The child process inherits a copy of the cache, and updates it as usual, so that the cache is active within a single TCP connection. When the TCP connection closes, the child evaporates, and with it any additions to its copy of the the cache: they are not propagated back to the long-lived main process.

This is a great simplification, and in a world where almost all DNS goes over UDP, it’s a good idea. On your world, DNSSEC + dnscrypt-proxy are focing lots of stuff over TCP, and it will cost you performance.

Short term, after the roll-over (this week, I think), you’ll be back to on root key and things will OK again.
/quote

I asked for clarification of the last sentence, answer:
quote
At the moment, there TWO root keys, the an old one and a new one. The new root key will become live this week, and the old one will be removed. I expect that the size of queries for the root key will become smaller when that happens, so that they won’t force TCP.

Fixing the general problem won’t happen this week.
quote

I assume, the roll-over he mentioned refers to this. In Brief Overview, section purpose, the date 11 October 2018 is listed as the actual roll-over date.
Our test results may well change after tomorrow…


#22

Thank you this makes sense. The -d flag tells dnsmasq not to fork for handling TCP connections and this is why my logs showed that responses were being cached.

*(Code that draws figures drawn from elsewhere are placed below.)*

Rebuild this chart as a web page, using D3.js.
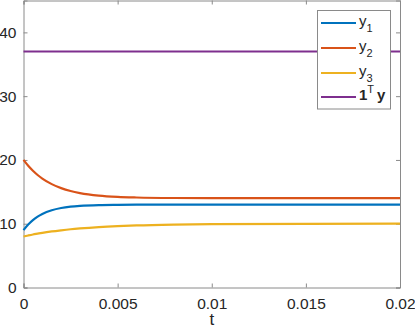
<!DOCTYPE html>
<html>
<head>
<meta charset="utf-8">
<script src="https://d3js.org/d3.v7.min.js"></script>
<style>
  body { margin: 0; background: #fff; }
  text { font-family: "Liberation Sans", Arial, Helvetica, sans-serif; fill: #262626; }
</style>
</head>
<body>
<div id="vis"></div>
<script>
// time samples and the three states
const tVals = [0, 0.00025, 0.0005, 0.00075, 0.001, 0.0015, 0.002, 0.0025, 0.003, 0.004, 0.005, 0.006, 0.008, 0.01, 0.015, 0.02]
const y1Vals = [9, 9.88, 10.57, 11.11, 11.53, 12.11, 12.46, 12.67, 12.80, 12.93, 12.97, 12.99, 13.0, 13, 13, 13]
const y2Vals = [20, 19.08, 18.30, 17.64, 17.08, 16.21, 15.58, 15.13, 14.81, 14.41, 14.21, 14.11, 14.03, 14.01, 14, 14]
const y3Vals = [8, 8.16, 8.31, 8.44, 8.57, 8.79, 8.97, 9.13, 9.26, 9.47, 9.62, 9.73, 9.86, 9.93, 9.99, 10]
const sumVals = [37, 37, 37, 37, 37, 37, 37, 37, 37, 37, 37, 37, 37, 37, 37, 37]

const xTicks = [0, 0.005, 0.01, 0.015, 0.02]
const xTickLabels = ['0', '0.005', '0.01', '0.015', '0.02']
const yTicks = [0, 10, 20, 30, 40]

var width = 415, height = 334
var plotLeft = 23.5, plotRight = 400, plotTop = 0.5, plotBottom = 287.5

var svg = d3.select('#vis')
  .append('svg')
  .attr('width', width)
  .attr('height', height)

var x = d3.scaleLinear().domain([0, 0.02]).range([plotLeft, plotRight])
var y = d3.scaleLinear().domain([0, 45]).range([plotBottom, plotTop])

var axisColor = '#8a8a8a'

// bottom axis + top ticks
svg.append('g')
  .attr('transform', 'translate(0,' + plotBottom + ')')
  .call(d3.axisBottom(x).tickValues(xTicks).tickSize(-4).tickFormat(function(d, i) { return xTickLabels[i] }).tickPadding(10))
svg.append('g')
  .attr('transform', 'translate(0,' + plotTop + ')')
  .call(d3.axisTop(x).tickValues(xTicks).tickSize(-4).tickFormat(''))

// left axis + right ticks
svg.append('g')
  .attr('transform', 'translate(' + plotLeft + ',0)')
  .call(d3.axisLeft(y).tickValues(yTicks).tickSize(-4).tickPadding(7))
svg.append('g')
  .attr('transform', 'translate(' + plotRight + ',0)')
  .call(d3.axisRight(y).tickValues(yTicks).tickSize(-4).tickFormat(''))

svg.selectAll('.domain').attr('stroke', axisColor).attr('stroke-width', 1)
svg.selectAll('.tick line').attr('stroke', axisColor)
svg.selectAll('.tick text')
  .attr('fill', '#262626')
  .style('font-size', '15.5px')
  .style('font-family', '"Liberation Sans", Arial, sans-serif')

// x label
svg.append('text')
  .attr('x', (plotLeft + plotRight) / 2)
  .attr('y', 325)
  .attr('text-anchor', 'middle')
  .style('font-size', '17px')
  .text('t')

var series = [
  { key: 'y1', vals: y1Vals, color: '#0072BD' },
  { key: 'y2', vals: y2Vals, color: '#D95319' },
  { key: 'y3', vals: y3Vals, color: '#EDB120' },
  { key: 'sum', vals: sumVals, color: '#7E2F8E' }
]

var line = d3.line()
  .x(function(d) { return x(d[0]) })
  .y(function(d) { return y(d[1]) })
  .curve(d3.curveMonotoneX)

svg.selectAll('path.series')
  .data(series)
  .enter()
  .append('path')
  .attr('class', 'series')
  .attr('fill', 'none')
  .attr('stroke', function(d) { return d.color })
  .attr('stroke-width', 2.2)
  .attr('d', function(d) { return line(tVals.map(function(t, i) { return [t, d.vals[i]] })) })

// legend
var lg = svg.append('g')
lg.append('rect')
  .attr('x', 317.5).attr('y', 10.5)
  .attr('width', 73).attr('height', 98.5)
  .attr('fill', '#fff')
  .attr('stroke', axisColor)

var rowY = [23, 48, 73, 97]
series.forEach(function(s, i) {
  lg.append('line')
    .attr('x1', 321).attr('x2', 356)
    .attr('y1', rowY[i]).attr('y2', rowY[i])
    .attr('stroke', s.color).attr('stroke-width', 2.2)
  var t = lg.append('text')
    .attr('x', 359)
    .attr('y', rowY[i] + 3)
    .style('font-size', '15px')
  if (i < 3) {
    t.append('tspan').text('y')
    t.append('tspan').attr('dy', 6).style('font-size', '11px').text(String(i + 1))
  } else {
    t.append('tspan').style('font-weight', 'bold').text('1')
    t.append('tspan').attr('dy', -7).style('font-size', '11px').text('T')
    t.append('tspan').attr('dy', 7).attr('dx', 3).style('font-weight', 'bold').text('y')
  }
})
</script>
</body>
</html>
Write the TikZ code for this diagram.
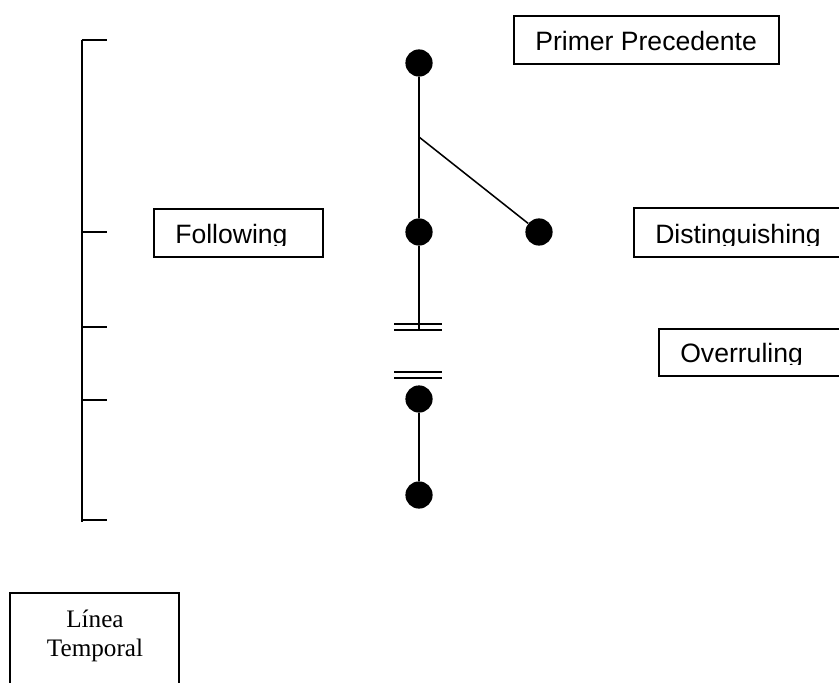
\documentclass[tikz,border=0pt]{standalone}
\usepackage{fontspec}
\setmainfont{Liberation Serif}
\setsansfont{Liberation Sans}
\begin{document}
\begin{tikzpicture}[x=0.025cm,y=-0.025cm,
		dot/.style={circle,fill,inner sep=0pt,minimum size=0.68cm},
		casebox/.style={draw,line width=1.2pt,anchor=north west,inner sep=0pt},
		boxtext/.style={anchor=base west,inner sep=0pt,font=\sffamily\fontsize{18.9}{22}\selectfont},
		link/.style={line width=1.1pt},
		cut/.style={line width=1.6pt}]
	\useasboundingbox (0,0) rectangle (839,682);
	\clip (0,0) rectangle (839,682); % Clips the boxes at the edge...
	
	% Time line with its ticks
	\coordinate (Ttop) at (82,40);
	\coordinate (Tbot) at (82,522);
	\draw [line width=1.5pt] (Ttop) -- (Tbot);
	\foreach \y in {40,232,327,400,520}{% One tick per step
		\draw [line width=1.1pt] (81.5,\y) -- (107,\y);
	}
	
	% The cases
	\node[dot] (Primer) at (419,63) {};
	\node[dot] (Follow) at (419,232) {};
	\node[dot] (Disting) at (539,232) {};
	\node[dot] (Overrule) at (419,399) {};
	\node[dot] (Last) at (419,495) {};
	\coordinate (Branch) at (419,137);
	\coordinate (Break) at (419,330);
	
	\draw [link] (Primer) -- (Follow);
	\draw [link] (Follow) -- (Break);
	\draw [link] (Branch) -- (Disting);
	\draw [link] (Overrule) -- (Last);
	
	% The break in the line
	\foreach \y in {324,330,372,378}{%
		\draw [cut] (394,\y) -- (442,\y);
	}
	
	% Text boxes
	\node[casebox,minimum width=6.625cm,minimum height=1.2cm] (PrimerBox) at (513,15) {};
	\node[boxtext] at (535,51) {Primer Precedente};
	
	\node[casebox,minimum width=4.225cm,minimum height=1.2cm] (FollowBox) at (153,208) {};
	\begin{scope}
		\clip (153,208) rectangle (322,245.5);
		\node[boxtext] at (175,243) {Following};
	\end{scope}
	
	\node[casebox,minimum width=6cm,minimum height=1.225cm] (DistBox) at (633,207) {};
	\begin{scope}
		\clip (633,207) rectangle (839,245.5);
		\node[boxtext] at (655,243) {Distinguishing};
	\end{scope}
	
	\node[casebox,minimum width=5cm,minimum height=1.175cm] (OverBox) at (658,328) {};
	\begin{scope}
		\clip (658,328) rectangle (839,364.5);
		\node[boxtext] at (680,362) {Overruling};
	\end{scope}
	
	\node[casebox,minimum width=4.225cm,minimum height=3cm] (TimeBox) at (9,592) {};
	\node[anchor=base,inner sep=0pt,align=center,font=\fontsize{17.9}{20}\selectfont] at (95,656) {Línea\\Temporal};
\end{tikzpicture}
\end{document}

Copied verbatim from the man page for dnsmasq

-d, --no-daemon
    Debug mode: don't fork to the background, don't write a pid file, don't change user id,
    generate a complete cache dump on receipt on SIGUSR1, log to stderr as well as syslog, 
    don't fork new processes to handle TCP queries. Note that this option is for use in debugging 
    only, to stop dnsmasq daemonising in production, use -k. 

So the two issues were related! I will disable DNSSEC validation for now on pihole-ftl and try again in a week. Anyway my configuration for dnscrypt-proxy allows it to only choose upstream servers that support DNSSEC.